If the construction is sustained as contended by defendant, the entire amount of money paid beneficiaries will be removed from being subjected to taxation or legal process. If the benefit is exempt in the form of money the claim will logically follow that a change to other personal property, or to real estate will be protected by law so long as it can be identified, and neither creditors or the State may reach it for any purpose. It would seem that the statement of the facts in the Minnesota case is very suggestive of the actual and practical operation of the construction claimed. There is under the statute no restriction as to the amount, and a creditor, if eligible to become a beneficiary in or to obtain rights under a certificate, can claim the same right to exemption as the members of the immediate family. We do not think the statute will bear *484such an interpretation or that the legislature intended it should. The language of the statute does not so indicate. If the intention of the legislature had been to make so important and unlimited an exemption, it would have used language indicative of such intention. "We do not so construe the language used.

The statute exempts money “ to be paid.” Before payment the fund cannot be reached by the creditors of the deceased or his beneficiary.

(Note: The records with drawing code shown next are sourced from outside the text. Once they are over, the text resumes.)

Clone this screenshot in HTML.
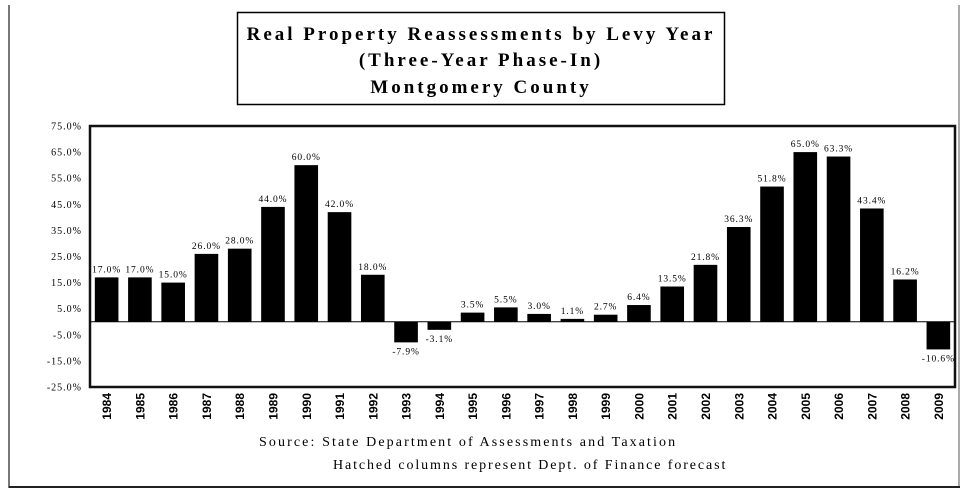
<!DOCTYPE html>
<html><head><meta charset="utf-8"><style>
html,body{margin:0;padding:0;background:#fff;width:965px;height:491px;overflow:hidden}
svg{display:block}
text{font-family:"Liberation Serif",serif;fill:#000}
</style></head><body>
<svg id="chart" width="965" height="491">
<line x1="9" y1="5" x2="9" y2="488" stroke="#777" stroke-width="2"/>
<line x1="959" y1="5" x2="959" y2="486" stroke="#555" stroke-width="1"/>
<line x1="9" y1="487" x2="960" y2="487" stroke="#222" stroke-width="2"/>
<g>
<rect x="237.5" y="12.5" width="487" height="92" fill="#fff" stroke="#000" stroke-width="1.5"/>
<text x="481" y="40" text-anchor="middle" font-size="19" font-weight="bold" letter-spacing="3">Real Property Reassessments by Levy Year</text>
<text x="481" y="66" text-anchor="middle" font-size="19" font-weight="bold" letter-spacing="3">(Three-Year Phase-In)</text>
<text x="481" y="93" text-anchor="middle" font-size="19" font-weight="bold" letter-spacing="3">Montgomery County</text>
</g>
<rect x="90" y="126" width="865" height="261" fill="#fff" stroke="#111" stroke-width="2.5"/>
<g id="bars"></g>
<g id="yaxis"></g>
<g id="xaxis"></g>
<text x="259" y="446" font-size="14" letter-spacing="2.1">Source:  State Department of Assessments and Taxation</text>
<text x="333" y="469" font-size="14" letter-spacing="1.9">Hatched columns represent Dept. of Finance forecast</text>
</svg>
<script>
const years = ["1984","1985","1986","1987","1988","1989","1990","1991","1992","1993","1994","1995","1996","1997","1998","1999","2000","2001","2002","2003","2004","2005","2006","2007","2008","2009"];
const values = [17.0,17.0,15.0,26.0,28.0,44.0,60.0,42.0,18.0,-7.9,-3.1,3.5,5.5,3.0,1.1,2.7,6.4,13.5,21.8,36.3,51.8,65.0,63.3,43.4,16.2,-10.6];
const labels = ["17.0%","17.0%","15.0%","26.0%","28.0%","44.0%","60.0%","42.0%","18.0%","-7.9%","-3.1%","3.5%","5.5%","3.0%","1.1%","2.7%","6.4%","13.5%","21.8%","36.3%","51.8%","65.0%","63.3%","43.4%","16.2%","-10.6%"];
const yTicks = [75,65,55,45,35,25,15,5,-5,-15,-25];
const yTickLabels = ["75.0%","65.0%","55.0%","45.0%","35.0%","25.0%","15.0%","5.0%","-5.0%","-15.0%","-25.0%"];
const NS="http://www.w3.org/2000/svg";
const L=90,R=955,T=126,B=387,ymax=75,ymin=-25;
const y=v=>T+(ymax-v)/(ymax-ymin)*(B-T);
const band=(R-L)/years.length;
const xc=i=>L+band*(i+0.5);
const bw=band*0.71;
const bars=document.getElementById('bars'),ya=document.getElementById('yaxis'),xa=document.getElementById('xaxis');
function mk(t,a,p){const e=document.createElementNS(NS,t);for(const k in a)e.setAttribute(k,a[k]);p.appendChild(e);return e;}
years.forEach((yr,i)=>{
  const v=values[i],y0=y(0),yv=y(v);
  const r=mk('rect',{x:xc(i)-bw/2,y:Math.min(y0,yv),width:bw,height:Math.abs(yv-y0),fill:'#000'},bars);
  
  
  const t=mk('text',{x:xc(i),y:v>=0?yv-5:yv+12,'text-anchor':'middle','font-size':'9.5','letter-spacing':'0.9'},bars);
  t.textContent=labels[i];
  
  
  const xt=mk('text',{transform:`translate(${xc(i)+4.5},393) rotate(-90)`,'text-anchor':'end','font-size':'12','font-weight':'bold',style:'font-family:"Liberation Sans",sans-serif'},xa);
  xt.textContent=yr;
  
  
});
const zl=mk('line',{x1:L,x2:R,y1:y(0),y2:y(0),stroke:'#000','stroke-width':1},bars);


yTicks.forEach((v,i)=>{
  const t=mk('text',{x:82,y:y(v)+3.5,'text-anchor':'end','font-size':'10','letter-spacing':'1'},ya);
  t.textContent=yTickLabels[i];
  
  
});
</script>
</body></html>
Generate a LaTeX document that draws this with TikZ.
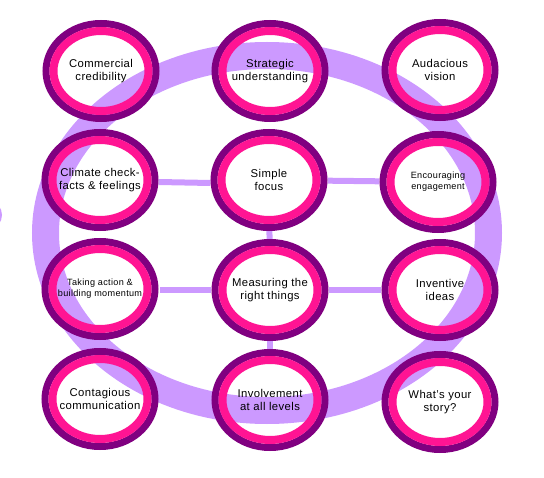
\documentclass[tikz,border=0pt]{standalone}
\usepackage{fontspec}
\setmainfont[LetterSpace=3.5]{Liberation Sans}
\usetikzlibrary{shapes.geometric}
\definecolor{pur}{HTML}{800080}
\definecolor{pnk}{HTML}{FF1493}
\definecolor{lav}{HTML}{CC99FF}
\tikzset{
  bub/.style={ellipse, draw=none, minimum width=117pt, minimum height=102pt,
    inner sep=0pt, align=center, text=black,
    font=\fontsize{11.3}{13}\selectfont},
  small/.style={font=\fontsize{9.1}{11.2}\selectfont},
  link/.style={lav, line width=6pt},
  outring/.style={pur, line width=7pt},
  inring/.style={pnk, line width=8pt}
}
\begin{document}
\begin{tikzpicture}[x=1pt,y=-1pt]
\useasboundingbox (0,0) rectangle (544,478);
\clip (0,0) rectangle (544,478);
% big ring
\draw[lav, line width=27pt] (267,233) ellipse [x radius=221.5pt, y radius=177.5pt];
% left sliver
\fill[lav] (-9,215) ellipse [x radius=11pt, y radius=13pt];
% nodes
\node[bub] (cc) at (101,71) {Commercial\\credibility};
\node[bub] (su) at (270,71) {Strategic\\understanding};
\node[bub] (av) at (440,70) {Audacious\\vision};
\node[bub] (cf) at (100,180) {Climate check-\\facts \& feelings};
\node[bub] (sf) at (269,180) {Simple\\focus};
\node[bub,small] (ee) at (438,182) {Encouraging\\engagement};
\node[bub,small] (ta) at (100,289) {Taking action \&\\building momentum};
\node[bub] (mt) at (270,290) {Measuring the\\right things};
\node[bub] (ii) at (440,290) {Inventive\\ideas};
\node[bub] (co) at (100,399) {Contagious\\communication};
\node[bub] (il) at (270,400) {Involvement\\at all levels};
\node[bub] (ws) at (440,402) {What’s your\\story?};
% connectors
\draw[link] ([yshift=-2pt]cf.east) -- ([yshift=-3pt]sf.west);
\draw[link] (sf) -- (ee);
\draw[link] ([yshift=-1pt]ta.east) -- (mt.west);
\draw[link] (mt) -- (ii);
\draw[link] (sf) -- (mt);
\draw[link] (mt) -- (il);
% rings
\foreach \n in {cc,su,av,cf,sf,ee,ta,mt,ii,co,il,ws}{
  \draw[outring] (\n.center) ellipse [x radius=55pt, y radius=47.5pt];
  \draw[inring] (\n.center) ellipse [x radius=47.5pt, y radius=40pt];
}
\end{tikzpicture}
\end{document}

It is preserved intact until after payment, when it becomes the sole property of the beneficiary, to be owned and held as any other property, not exempt from legal process unless made so by the general laws of the State.

The order quashing the writ of garnishment and releasing the garnishee defendant is vacated, and the cause will be remanded to the court below to proceed according to the provisions of the statute.

Grant, Blair, Montgomery, and Hooker, JJ., concurred.